NPR has a feature on how Zimbabwe represents inhospitable terrain for journalists. One journalist explores why:

In Zimbabwe, practicing journalism is forbidden. Reporters caught working without government permission face beatings, long prison sentences, or worse. The job becomes especially perilous when the story about the local police force, focusing on police brutality

So why do reporters like myself take the risk? Some do it for the thrill, others for the fame. Others do it because they knew Zimbabwe before it became the police state dictatorship it is today and they feel morally obligated. I do it because I know a lot of Zimbabweans. They are wonderful people, who don't have a voice to tell their stories. I also do it because I can.

I certainly wonder what will happen the next time I am in Zimbabwe. Of course there is an element of self-aggrandizement in the speculation — the odds, after all, are that nothing will happen. At the same time, it would not take more than a few seconds of snooping and all of my identities would strip away — professor, American, etc. — and I’d be marked down into one category, however much I denied it: Journalist, and a hostile one at that.
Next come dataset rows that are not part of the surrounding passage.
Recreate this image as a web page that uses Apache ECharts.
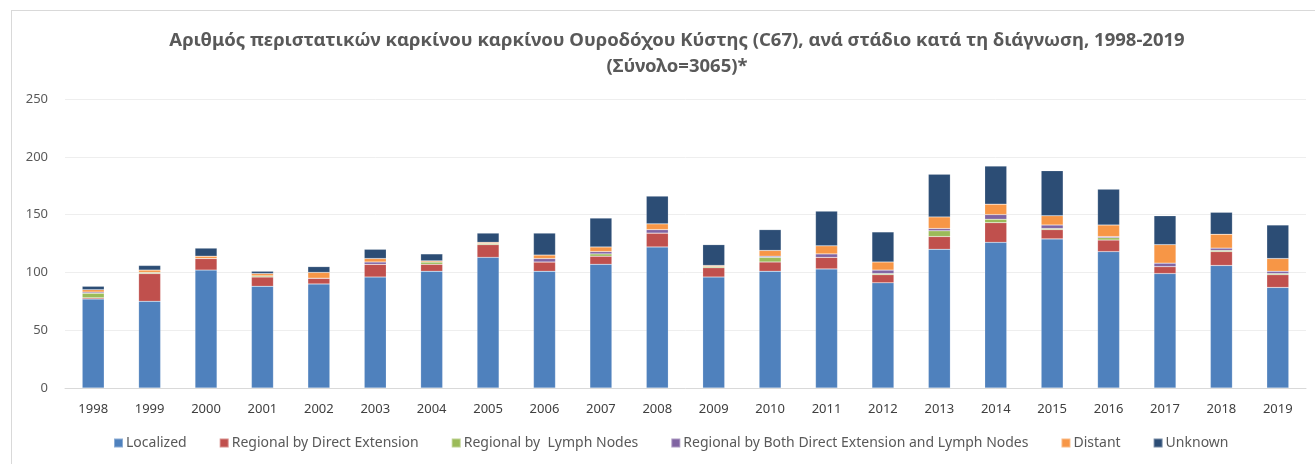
<!DOCTYPE html>
<html>
<head>
<meta charset="utf-8">
<script src="https://cdn.jsdelivr.net/npm/echarts@6/dist/echarts.min.js"></script>
<style>
  html, body { margin: 0; padding: 0; background: #fff; }
  #frame { position: absolute; left: 11px; top: 10px; width: 1400px; height: 500px; border: 1px solid #d9d9d9; }
  #chart { position: absolute; left: 0; top: 0; width: 1315px; height: 464px; }
</style>
</head>
<body>
<div id="frame"></div>
<div id="chart"></div>
<script>
const years = ['1998', '1999', '2000', '2001', '2002', '2003', '2004', '2005', '2006', '2007', '2008',
    '2009', '2010', '2011', '2012', '2013', '2014', '2015', '2016', '2017', '2018', '2019'];

const localized = [77, 75, 102, 88, 90, 96, 101, 113, 101, 107, 122, 96, 101, 103, 91, 120, 126, 129, 118, 99, 106, 87];
const regionalDirect = [1, 24, 10, 8, 5, 11, 6, 11, 8, 7, 12, 8, 8, 10, 7, 11, 17, 8, 10, 6, 12, 11];
const regionalLymph = [4, 1, 0, 1, 0, 0, 2, 1, 0, 2, 0, 1, 4, 0, 1, 5, 3, 1, 2, 0, 1, 1];
const regionalBoth = [1, 0, 0, 0, 0, 2, 0, 0, 3, 2, 3, 0, 1, 3, 3, 2, 4, 3, 1, 3, 2, 2];
const distant = [2, 2, 2, 2, 5, 3, 1, 1, 3, 4, 5, 1, 5, 7, 7, 10, 9, 8, 10, 16, 12, 11];
const unknown = [3, 4, 7, 2, 5, 8, 6, 8, 19, 25, 24, 18, 18, 30, 26, 37, 33, 39, 31, 25, 19, 29];

const seriesNames = ['Localized', 'Regional by Direct Extension', 'Regional by  Lymph Nodes',
    'Regional by Both Direct Extension and Lymph Nodes', 'Distant', 'Unknown'];
const seriesData = [localized, regionalDirect, regionalLymph, regionalBoth, distant, unknown];
const colors = ['#4F81BD', '#C0504D', '#9BBB59', '#8064A2', '#F79646', '#2C4D75'];

const chart = echarts.init(document.getElementById('chart'));

const option = {
    animation: false,
    color: colors,
    title: {
        text: 'Αριθμός περιστατικών καρκίνου καρκίνου Ουροδόχου Κύστης (C67), ανά στάδιο κατά τη διάγνωση, 1998-2019\n(Σύνολο=3065)*',
        left: 672,
        textAlign: 'center',
        top: 23,
        textStyle: {
            fontFamily: 'Noto Sans',
            fontSize: 18.5,
            fontWeight: 'bold',
            color: '#595959',
            lineHeight: 26
        }
    },
    legend: {
        bottom: 9,
        left: 108,
        itemWidth: 9,
        itemHeight: 9,
        itemGap: 32,
        icon: 'rect',
        textStyle: { fontFamily: 'Noto Sans', fontSize: 14, color: '#595959', padding: [0, 0, 0, -2] },
        data: seriesNames
    },
    grid: { left: 65, right: 9, top: 99, bottom: 76 },
    xAxis: {
        type: 'category',
        data: years,
        axisTick: { show: false },
        axisLine: { lineStyle: { color: '#d9d9d9', width: 1 } },
        axisLabel: { fontFamily: 'Noto Sans', fontSize: 13, color: '#404040', margin: 15 }
    },
    yAxis: {
        type: 'value',
        min: 0,
        max: 250,
        interval: 50,
        axisLine: { show: false },
        axisTick: { show: false },
        axisLabel: { fontFamily: 'Noto Sans', fontSize: 13, color: '#595959', margin: 17 },
        splitLine: { lineStyle: { color: '#eeeeee', width: 1 } }
    },
    series: seriesNames.map((name, i) => ({
        name,
        type: 'bar',
        stack: 'total',
        barWidth: 22,
        itemStyle: { borderColor: 'rgba(255,255,255,0.35)', borderWidth: 0.5 },
        data: seriesData[i]
    }))
};

chart.setOption(option);
window.addEventListener('resize', () => chart.resize());
</script>
</body>
</html>
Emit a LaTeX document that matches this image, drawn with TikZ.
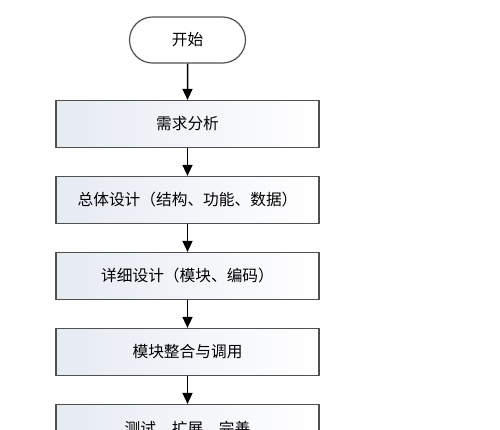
\documentclass[tikz,border=0pt]{standalone}
\usepackage{fontspec}
\newfontfamily\cjk{Noto Sans CJK SC}
\usetikzlibrary{arrows.meta,shapes.misc}
\definecolor{edge}{HTML}{505050}
\definecolor{fillL}{HTML}{E6EAF3}
\begin{document}
\begin{tikzpicture}[x=1pt,y=-1pt,
  stepbox/.style={draw=edge,line width=1.2pt,minimum width=263pt,minimum height=47pt,
    left color=fillL,right color=white,font=\cjk\fontsize{15.7}{17}\selectfont,inner sep=0pt},
  term/.style={draw=edge,line width=1.2pt,rounded rectangle,minimum width=116pt,minimum height=46pt,
    fill=white,font=\cjk\fontsize{15.7}{17}\selectfont,inner sep=0pt},
  flow/.style={-{Triangle[length=11pt,width=10pt]},line width=1.5pt,black}]
\useasboundingbox (0,0) rectangle (500,429);
\clip (0,0) rectangle (500,429);
\node[term] (s) at (187.5,40) {开始};
\node[stepbox] (b1) at (187.5,124) {需求分析};
\node[stepbox] (b2) at (187.5,200) {总体设计（结构、功能、数据）};
\node[stepbox] (b3) at (187.5,276) {详细设计（模块、编码）};
\node[stepbox] (b4) at (187.5,352) {模块整合与调用};
\node[stepbox] (b5) at (187.5,428) {测试、扩展、完善};
\draw[flow] (s) -- (b1);
\draw[flow] (b1) -- (b2);
\draw[flow] (b2) -- (b3);
\draw[flow] (b3) -- (b4);
\draw[flow] (b4) -- (b5);
\end{tikzpicture}
\end{document}
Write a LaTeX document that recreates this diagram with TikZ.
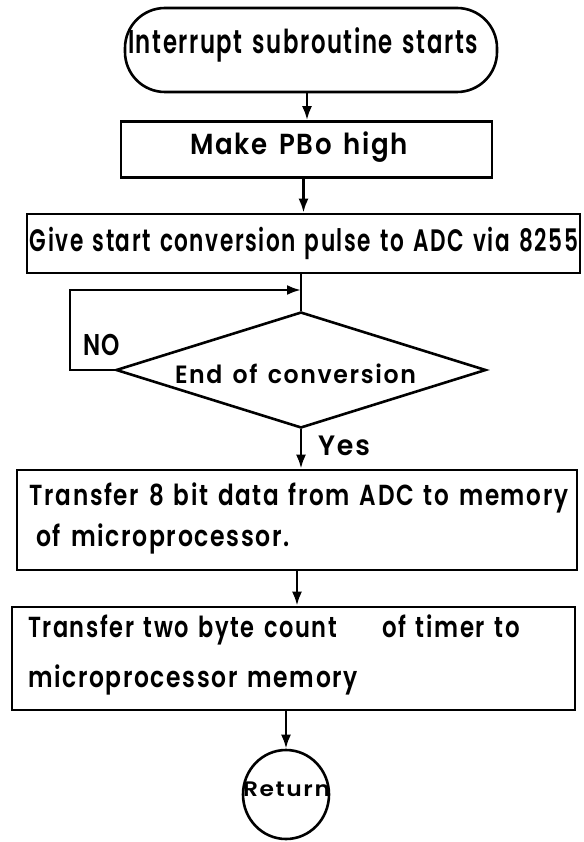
\documentclass[tikz,border=0pt]{standalone}
\usepackage{fontspec}
\usepackage{graphicx}
\setmainfont{Poppins}
\newfontfamily\labelfont{Poppins SemiBold}[LetterSpace=7,WordSpace=1.4]
\usetikzlibrary{shapes.geometric,arrows.meta}

% set #3 at size #2 and stretch it to width #1, keeping its height
\newcommand{\fitlabel}[3]{{\labelfont\fontsize{#2}{#2}\selectfont\resizebox{#1}{\height}{#3}}}

\tikzset{
  flowline/.style={line width=2.6pt},
  flowarrow/.style={line width=2.6pt,-{Latex[length=14pt,width=10pt]}},
  stepbox/.style={draw,line width=2.6pt,rectangle,inner sep=0pt},
  lbl/.style={anchor=base west,inner sep=0pt,outer sep=0pt},
}

\begin{document}
\begin{tikzpicture}[x=1pt,y=-1pt]
\useasboundingbox (0,0) rectangle (583,842);

% shapes
\node[stepbox,rounded corners=40pt,minimum width=372pt,minimum height=84pt] (start) at (311,50) {};
\node[stepbox,minimum width=371pt,minimum height=56pt] (b1) at (306.5,149.5) {};
\node[stepbox,minimum width=553pt,minimum height=59pt] (b2) at (303.5,243.5) {};
\node[draw,diamond,line width=2.6pt,inner sep=0pt,minimum width=370pt,minimum height=116pt] (d) at (301,370) {};
\node[stepbox,minimum width=560pt,minimum height=100pt] (b3) at (297,520) {};
\node[stepbox,minimum width=563pt,minimum height=103pt] (b4) at (293.5,658.5) {};
\node[draw,ellipse,line width=2.6pt,inner sep=0pt,minimum width=86pt,minimum height=89pt] (ret) at (286,794.5) {};

% texts
\node[lbl] (t0) at (128,54) {\fitlabel{350pt}{33pt}{Interrupt subroutine starts}};
\node[lbl] (t1) at (190,155) {\fitlabel{218pt}{29pt}{Make PBo high}};
\node[lbl] (t2) at (30,251) {\fitlabel{548pt}{31pt}{Give start conversion pulse to ADC via 8255}};
\node[lbl] (tno) at (83,355) {\fitlabel{37pt}{30pt}{NO}};
\node[lbl] (td) at (175,383) {\fitlabel{241pt}{25pt}{End of conversion}};
\node[lbl] (tyes) at (318,455) {\fitlabel{52pt}{28pt}{Yes}};
\node[lbl] (t3a) at (30,505) {\fitlabel{538pt}{29pt}{Transfer 8 bit data from ADC to memory}};
\node[lbl] (t3b) at (36,546) {\fitlabel{254pt}{29pt}{of microprocessor.}};
\node[lbl] (t4a) at (28,637) {\fitlabel{309pt}{29pt}{Transfer two byte count}};
\node[lbl] (t4b) at (382,637) {\fitlabel{138pt}{29pt}{of timer to}};
\node[lbl] (t4c) at (28,687) {\fitlabel{330pt}{29pt}{microprocessor memory}};
\node[lbl] (tret) at (243,796) {\fitlabel{87pt}{21pt}{Return}};

% connectors
\coordinate (loop) at (70,290);
\draw[flowarrow] (start.south -| 307,0) -- (b1.north -| 307,0);
\draw[flowarrow] (b1.south -| b2.north) -- (b2.north);
\draw[flowline] (b2.south -| d.north) -- (d.north);
\draw[flowarrow] (d.west) -- (d.west -| loop) -- (loop) -- (loop -| d.north);
\draw[flowarrow] (d.south) -- (d.south |- b3.north);
\draw[flowarrow] (b3.south) -- (b3.south |- b4.north);
\draw[flowarrow] (ret.north |- b4.south) -- (ret.north);
\end{tikzpicture}
\end{document}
Hostile, of course, meaning to Robert Mugabe and his regime, and not to Zimbabwe and its people.  But in any authoritarian state, opposing the leader is tantamount to opposing the state. Oppressive states always silence journalists and other potential critics, especially outsiders, if it is at all possible to do so. Information is dangerous for people like Mugabe, who accuse his critics of trafficking in untruths. The stronger the accusation the more likely it is that the targets of his ire have identified real truths, which are the most damning.